‘At the Beach’
‘The Journey to Ukazoo’ book project:
A preview of the second of 37 stories included in the soon to be published Book. Kickstarter Launch in March!
Slide Two – ‘At the Beach’ – June 10, 2013
As I drove, I now had to develop a mindset that this was the first of many daylong drives encompassing 9 months on my way to Ukazoo. At the end of the day I had been on the road almost 9 hours, seven and a half hours of drive time plus stops. I made it to the Swan Quarter Ferry within 45 minutes of the last Ferry to Ocracoke Island, which departed at 4:30 pm. The Ferry ride took a little over three hours and even with not having to do any driving with the boat ride, I was still very worn out by days end.
With this first leg of the journey, I had mapped out the first three stops and called ahead for reservations based on my intended day of arrival and on my length of stays. After that I would need to pour over maps and brochures I had collected for this trip and rely on tapping into ‘Google’ on my phone for any assistance in finding additional places to stay in future planned and unplanned stops.

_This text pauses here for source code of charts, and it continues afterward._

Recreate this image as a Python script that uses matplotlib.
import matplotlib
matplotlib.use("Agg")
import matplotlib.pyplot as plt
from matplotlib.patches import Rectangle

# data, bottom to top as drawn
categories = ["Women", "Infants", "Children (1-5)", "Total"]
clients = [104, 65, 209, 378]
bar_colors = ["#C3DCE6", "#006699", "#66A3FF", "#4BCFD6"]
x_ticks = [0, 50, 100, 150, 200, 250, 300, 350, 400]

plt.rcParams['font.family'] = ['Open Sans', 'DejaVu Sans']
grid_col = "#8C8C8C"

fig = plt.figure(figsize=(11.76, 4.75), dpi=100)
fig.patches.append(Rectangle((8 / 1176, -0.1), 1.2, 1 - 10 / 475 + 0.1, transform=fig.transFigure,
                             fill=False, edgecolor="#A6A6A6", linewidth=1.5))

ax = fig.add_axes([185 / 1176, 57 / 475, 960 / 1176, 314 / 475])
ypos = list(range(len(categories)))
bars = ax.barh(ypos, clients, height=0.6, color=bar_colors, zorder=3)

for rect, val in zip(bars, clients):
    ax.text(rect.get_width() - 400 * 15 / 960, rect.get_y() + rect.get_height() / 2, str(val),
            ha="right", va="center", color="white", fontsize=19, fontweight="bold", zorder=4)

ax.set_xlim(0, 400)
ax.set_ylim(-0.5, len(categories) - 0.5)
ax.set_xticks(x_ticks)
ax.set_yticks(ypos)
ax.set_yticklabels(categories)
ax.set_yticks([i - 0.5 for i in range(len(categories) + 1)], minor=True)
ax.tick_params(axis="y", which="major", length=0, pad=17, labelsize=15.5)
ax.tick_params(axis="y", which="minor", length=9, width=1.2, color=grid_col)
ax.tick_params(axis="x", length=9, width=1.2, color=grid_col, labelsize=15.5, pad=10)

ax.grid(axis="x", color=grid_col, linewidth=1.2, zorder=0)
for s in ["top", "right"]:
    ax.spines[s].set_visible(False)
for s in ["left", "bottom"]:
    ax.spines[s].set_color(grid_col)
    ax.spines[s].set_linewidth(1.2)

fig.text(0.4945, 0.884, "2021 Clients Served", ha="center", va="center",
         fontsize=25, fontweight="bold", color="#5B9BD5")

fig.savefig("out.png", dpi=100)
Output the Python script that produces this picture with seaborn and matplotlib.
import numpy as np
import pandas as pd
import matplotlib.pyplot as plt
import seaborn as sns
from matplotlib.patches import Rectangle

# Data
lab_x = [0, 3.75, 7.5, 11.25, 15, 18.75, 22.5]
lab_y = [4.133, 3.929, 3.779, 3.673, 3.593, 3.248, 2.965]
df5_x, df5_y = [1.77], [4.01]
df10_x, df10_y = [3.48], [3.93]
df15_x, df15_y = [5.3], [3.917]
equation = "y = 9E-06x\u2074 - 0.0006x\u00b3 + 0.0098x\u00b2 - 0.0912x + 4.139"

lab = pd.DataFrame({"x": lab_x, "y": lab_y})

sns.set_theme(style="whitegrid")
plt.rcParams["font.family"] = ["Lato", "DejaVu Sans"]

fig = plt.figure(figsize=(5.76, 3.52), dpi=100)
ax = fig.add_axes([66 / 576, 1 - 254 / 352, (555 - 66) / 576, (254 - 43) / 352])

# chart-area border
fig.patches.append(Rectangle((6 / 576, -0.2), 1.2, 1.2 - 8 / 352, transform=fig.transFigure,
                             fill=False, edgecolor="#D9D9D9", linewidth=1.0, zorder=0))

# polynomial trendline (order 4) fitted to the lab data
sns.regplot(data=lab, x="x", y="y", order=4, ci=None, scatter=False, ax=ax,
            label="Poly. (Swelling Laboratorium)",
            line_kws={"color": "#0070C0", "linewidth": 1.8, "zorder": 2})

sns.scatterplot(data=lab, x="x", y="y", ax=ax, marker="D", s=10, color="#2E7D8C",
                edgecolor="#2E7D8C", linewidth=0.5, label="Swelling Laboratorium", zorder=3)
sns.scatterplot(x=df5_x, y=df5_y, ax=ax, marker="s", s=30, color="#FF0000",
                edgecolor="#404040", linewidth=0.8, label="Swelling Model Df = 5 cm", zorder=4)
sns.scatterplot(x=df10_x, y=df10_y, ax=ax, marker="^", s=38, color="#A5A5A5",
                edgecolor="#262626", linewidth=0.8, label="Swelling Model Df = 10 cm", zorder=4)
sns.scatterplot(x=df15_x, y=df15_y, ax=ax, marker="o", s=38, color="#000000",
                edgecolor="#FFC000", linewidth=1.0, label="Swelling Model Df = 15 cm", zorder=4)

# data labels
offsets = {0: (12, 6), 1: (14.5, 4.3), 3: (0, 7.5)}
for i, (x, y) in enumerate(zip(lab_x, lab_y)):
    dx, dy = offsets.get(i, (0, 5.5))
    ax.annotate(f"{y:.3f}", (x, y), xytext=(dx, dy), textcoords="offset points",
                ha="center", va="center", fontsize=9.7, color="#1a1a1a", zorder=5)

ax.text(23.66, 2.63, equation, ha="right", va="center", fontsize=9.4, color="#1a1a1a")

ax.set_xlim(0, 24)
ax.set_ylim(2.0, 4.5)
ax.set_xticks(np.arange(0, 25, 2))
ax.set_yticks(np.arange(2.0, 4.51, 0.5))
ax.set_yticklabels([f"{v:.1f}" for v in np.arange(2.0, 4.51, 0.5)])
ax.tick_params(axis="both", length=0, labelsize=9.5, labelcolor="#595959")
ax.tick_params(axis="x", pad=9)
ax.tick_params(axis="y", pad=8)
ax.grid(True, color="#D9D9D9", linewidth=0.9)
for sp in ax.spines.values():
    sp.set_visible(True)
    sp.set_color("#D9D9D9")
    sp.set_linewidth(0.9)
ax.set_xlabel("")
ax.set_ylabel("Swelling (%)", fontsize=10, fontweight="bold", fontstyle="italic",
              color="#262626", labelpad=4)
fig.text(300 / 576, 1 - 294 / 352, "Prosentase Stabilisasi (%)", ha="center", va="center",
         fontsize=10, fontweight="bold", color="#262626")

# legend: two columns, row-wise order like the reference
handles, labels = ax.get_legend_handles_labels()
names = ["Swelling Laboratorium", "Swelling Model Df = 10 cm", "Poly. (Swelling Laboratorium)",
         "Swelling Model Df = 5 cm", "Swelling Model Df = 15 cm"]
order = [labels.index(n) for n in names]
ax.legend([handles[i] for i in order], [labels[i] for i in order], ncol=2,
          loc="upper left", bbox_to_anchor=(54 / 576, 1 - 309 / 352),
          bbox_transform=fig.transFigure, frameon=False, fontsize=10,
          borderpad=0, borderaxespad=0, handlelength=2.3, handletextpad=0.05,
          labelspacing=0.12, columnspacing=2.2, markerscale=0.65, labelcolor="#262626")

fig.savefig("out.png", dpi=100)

I also wanted to, at the very least, have my first stay-overs be at a Bed & Breakfast if possible. I make no secret, I love the experience of a Bed & Breakfast. Awakening to the smells of fresh juices, fruits, and cooked foods bathed with the personalities of the hosts, coupled with the menagerie of guests from different parts of the country and around the globe, meeting, exchanging stories of places of origin, their current trip experiences, and anecdotes from life’s memories is one of my highlights of these, sometimes sparse, opportunities to travel.
This first inn in my Journey to Ukazoo, fulfilled those expectations.
Given the forecast of several days of warm sunny weather and besides the usual around the town sightseeing, relaxing for a while on the beach and maybe going for a swim seemed a wonderful option. Not forgetting to pack the bathing suit, compact beach chair, sunscreen, and bath towel, I made my way to water’s edge. I choose to visit a beach to the ocean side of the island rather than the bay side, with calm to no winds, the ocean waters proved tranquil to bathe and relax by after the long drive.
Over the course of the next few days I had made daily visits to the beach, some days more crowded with bathers than others. Today was a day of light populace. Camped not far and within earshot was a sizable gathering of family members, some I had met earlier in the week, spread out on a connected grouping of four large blankets. There were the usual suspects, beach chairs occupied with readers of books, ear buds for those lost-in-music aficionados, bodies stretched out to welcome the sun’s rays and of course the water devotees.
Given the interesting makeup of this extended family and proximity, I became the casual observer.
Of all the observations, the more interesting story-line developed at water’s edge.
This shot was taken of a little fellow named Sherman, getting ready to test the slowly churning break of waves ending just short of his toe. Even though his older brothers and sisters as well as several other nearby kids, who were already in the water, were urging Sherman to join them, he was reluctant to go in. Being more content with playing in the sand, an occasional sand castle here and there, Sherman appeared to be not overly fond of cold water and sporting an over active imagination, even more afraid of any alligators that might be lurking in the shallow depths of the ocean.
His parents, on several occasions, at other beaches as well as today, pointed out, with words and books, that alligators do not live in the ocean and besides, they assured him, they haven’t seen any since they arrived.
The fact that his family had only been there for only 3 days now and recalling a story they told about finding him in a Cabbage patch as a baby, and Easter bunnies made and delivered candy, didn’t offer Sherman any great reassurance on the absence of alligators. So, after testing the water, he turned and slowly went back to building his sandcastle. Too cold seemed to be a good enough reason and repeatedly denied to his brothers and sisters spiteful accusations, that alligators had anything to do with his reluctance to join them.
Yes, there was a silent chuckle on my part, but to this day, as I packed up to head back to the Inn, I swear I thought I heard a few long-tailed swishes in the water behind me.